I am. We all are. Chronic diseases may be noticed acutely on a single day, but they were gathering steam for a while.
Think about it like when you’re born, if totally healthy, you are on the left side of a continuum, a state, and we will define that side as totally insulin sensitive and glucose tolerant. On the right hand side is another theoretical boundary, which we will call totally insulin resistant and glucose intolerant. As we go through life, different patterns move us right or left.
Most move us to the right. You don’t magically and spontaneously become diabetic. That’s an arbitrary measuring point, made up by a variety of smart people, which nears the right hand side. Various lifestyles, exercises and activities, and nutritional practices work you leftward.
This has been rigorously studied. Sitting makes you move rightward. Call it prediabetic if you like. Just breaking up sitting time makes people less diabetic: https://care.diabetesjournals.org/content/35/5/976
And strict parameters reverse type II diabetes altogether: https://www.diabetes.co.uk/…/very-low-calorie-diet-can-reve…
Part of the confusion lies in calling a natural human phenomenon a disease, rather than thinking about biology as existing in various undulating cascades and spectra.
The receptors in the body which respond to sugar can be deafened in all of us.
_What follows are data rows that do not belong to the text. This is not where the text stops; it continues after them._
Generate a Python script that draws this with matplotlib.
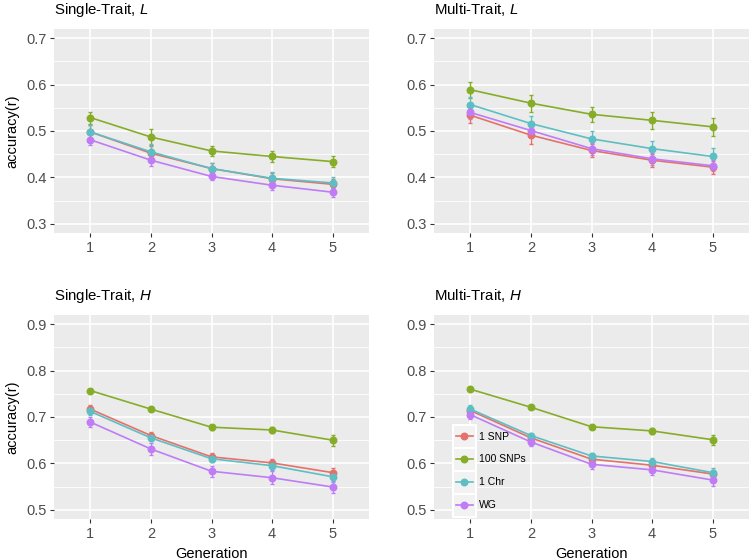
import matplotlib
matplotlib.use('Agg')
import matplotlib.pyplot as plt
from matplotlib.patches import Rectangle
from matplotlib.lines import Line2D
from matplotlib.ticker import MultipleLocator, FormatStrFormatter

plt.rcParams['font.family'] = ['Liberation Sans', 'DejaVu Sans']
plt.rcParams['mathtext.fontset'] = 'custom'
plt.rcParams['mathtext.rm'] = 'Liberation Sans'
plt.rcParams['mathtext.it'] = 'Liberation Sans:italic'

generation = [1, 2, 3, 4, 5]
groups = ['1 SNP', '100 SNPs', '1 Chr', 'WG']
colors = ['#E5716A', '#86AD28', '#5DBFC4', '#BF7CF6']

# accuracy per group (1 SNP, 100 SNPs, 1 Chr, WG) and error bar half widths
single_L = [[0.498, 0.452, 0.419, 0.397, 0.385],
            [0.529, 0.487, 0.457, 0.445, 0.434],
            [0.498, 0.455, 0.419, 0.398, 0.388],
            [0.481, 0.437, 0.402, 0.383, 0.368]]
single_L_err = [[0.015, 0.016, 0.012, 0.013, 0.012],
                [0.013, 0.017, 0.010, 0.012, 0.011],
                [0.015, 0.016, 0.012, 0.013, 0.012],
                [0.012, 0.013, 0.008, 0.011, 0.010]]

multi_L = [[0.534, 0.491, 0.458, 0.437, 0.422],
           [0.589, 0.560, 0.536, 0.523, 0.509],
           [0.557, 0.516, 0.483, 0.462, 0.445],
           [0.540, 0.501, 0.462, 0.440, 0.425]]
multi_L_err = [[0.017, 0.019, 0.015, 0.014, 0.014],
               [0.017, 0.018, 0.016, 0.018, 0.019],
               [0.016, 0.017, 0.017, 0.017, 0.018],
               [0.015, 0.014, 0.013, 0.013, 0.012]]

single_H = [[0.717, 0.660, 0.614, 0.601, 0.580],
            [0.757, 0.717, 0.678, 0.672, 0.650],
            [0.712, 0.655, 0.610, 0.595, 0.571],
            [0.689, 0.631, 0.583, 0.569, 0.549]]
single_H_err = [[0.008, 0.007, 0.008, 0.009, 0.011],
                [0.004, 0.004, 0.005, 0.007, 0.012],
                [0.008, 0.006, 0.006, 0.010, 0.011],
                [0.011, 0.012, 0.012, 0.014, 0.012]]

multi_H = [[0.714, 0.655, 0.609, 0.596, 0.577],
           [0.760, 0.721, 0.679, 0.670, 0.651],
           [0.717, 0.660, 0.616, 0.604, 0.580],
           [0.705, 0.646, 0.598, 0.586, 0.564]]
multi_H_err = [[0.006, 0.006, 0.006, 0.008, 0.009],
               [0.004, 0.004, 0.004, 0.007, 0.011],
               [0.008, 0.005, 0.007, 0.007, 0.011],
               [0.010, 0.008, 0.010, 0.011, 0.012]]

panels = [
    ('Single-Trait, $\\mathit{L}$', single_L, single_L_err, 0.3, [54, 327]),
    ('Multi-Trait, $\\mathit{L}$', multi_L, multi_L_err, 0.3, [434, 327]),
    ('Single-Trait, $\\mathit{H}$', single_H, single_H_err, 0.5, [54, 41]),
    ('Multi-Trait, $\\mathit{H}$', multi_H, multi_H_err, 0.5, [434, 41]),
]

W, H = 752, 560
fig = plt.figure(figsize=(W / 100, H / 100), dpi=100)
axes = []
for i, (title, acc, err, ylo, (px, py)) in enumerate(panels):
    ax = fig.add_axes([px / W, py / H, 315 / W, 204 / H])
    ax.set_facecolor('#EBEBEB')
    for s in ax.spines.values():
        s.set_visible(False)
    ax.set_axisbelow(True)
    ax.set_xlim(0.4, 5.6)
    ax.set_ylim(ylo - 0.02, ylo + 0.42)
    ax.set_xticks(generation)
    ax.yaxis.set_major_locator(MultipleLocator(0.1))
    ax.yaxis.set_minor_locator(MultipleLocator(0.05))
    ax.yaxis.set_major_formatter(FormatStrFormatter('%.1f'))
    ax.grid(which='major', color='white', lw=1.2)
    ax.grid(which='minor', axis='y', color='white', lw=0.6)
    ax.tick_params(which='major', length=3, width=0.8, color='#333333',
                   labelcolor='#4D4D4D', labelsize=10.5)
    ax.tick_params(axis='y', pad=2)
    ax.tick_params(axis='x', pad=3)
    ax.tick_params(which='minor', length=0)
    for k in range(len(groups)):
        ax.errorbar(generation, acc[k], yerr=err[k], color=colors[k], marker='o',
                    ms=4.7, lw=1.2, elinewidth=1.0, capsize=1.5, capthick=1.0)
    ax.set_title(title, loc='left', fontsize=10.8, pad=11)
    if i % 2 == 0:
        ax.set_ylabel('accuracy(r)', fontsize=10.5, labelpad=5)
    if i >= 2:
        ax.set_xlabel('Generation', fontsize=10.5, labelpad=4)
    axes.append(ax)

# legend inside the last panel, ggplot style keys
ax = axes[3]
handles = [Line2D([], [], color=c, marker='o', ms=4.7, lw=1.2) for c in colors]
leg = ax.legend(handles, groups, loc='upper left',
                bbox_to_anchor=((456 - 434) / 315, 1 - (431.5 - 315) / 204),
                frameon=False, fontsize=7.5, borderpad=0, borderaxespad=0,
                handlelength=1.63, handletextpad=0.58, labelspacing=1.24)
leg.set_zorder(6)
fig.canvas.draw()
inv = ax.transAxes.inverted()
x0 = (453 - 434) / 315
x1 = (476 - 434) / 315
for t in leg.get_texts():
    bb = t.get_window_extent()
    yc = inv.transform((0, (bb.y0 + bb.y1) / 2))[1]
    hh = 22.5 / 204
    ax.add_patch(Rectangle((x0, yc - hh / 2), x1 - x0, hh, transform=ax.transAxes,
                           facecolor='#F2F2F2', edgecolor='white', lw=1.5,
                           zorder=5, clip_on=False))

fig.savefig('out.png', dpi=100)
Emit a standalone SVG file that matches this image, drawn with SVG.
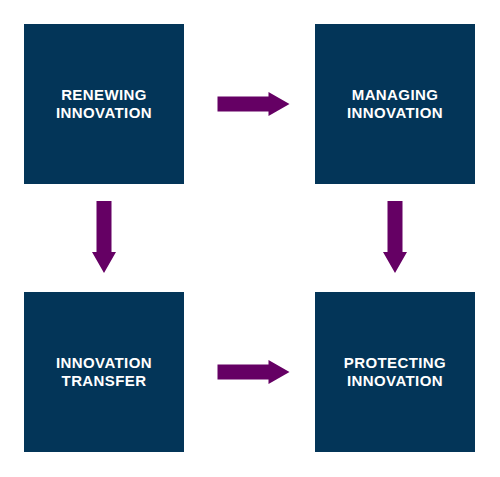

As that happens, glucose, insulin and A1C numbers begin to rise. That’s natural. And they can be made to listen again. Glucose, insulin and A1C numbers can begin to drop. That too is natural. Though the majority of signals may seem to be pointing rightward, we can invoke many which push us leftward.
People pat themselves on the back because they didn’t cross above the doctor’s line on a fasting glucose number meant to diagnose diabetes. But if that number is above 84, you’re trending right. A leftward trending individual will pull 75-85 on glucose AFTER eating. Additionally, on A1C confirmations, incredibly unhealthy people have a fast cell die-off ratio. So you can have someone prediabetic or diabetic who has a “normative” A1C.
Think about it, because we’re all on the diabetes spectrum.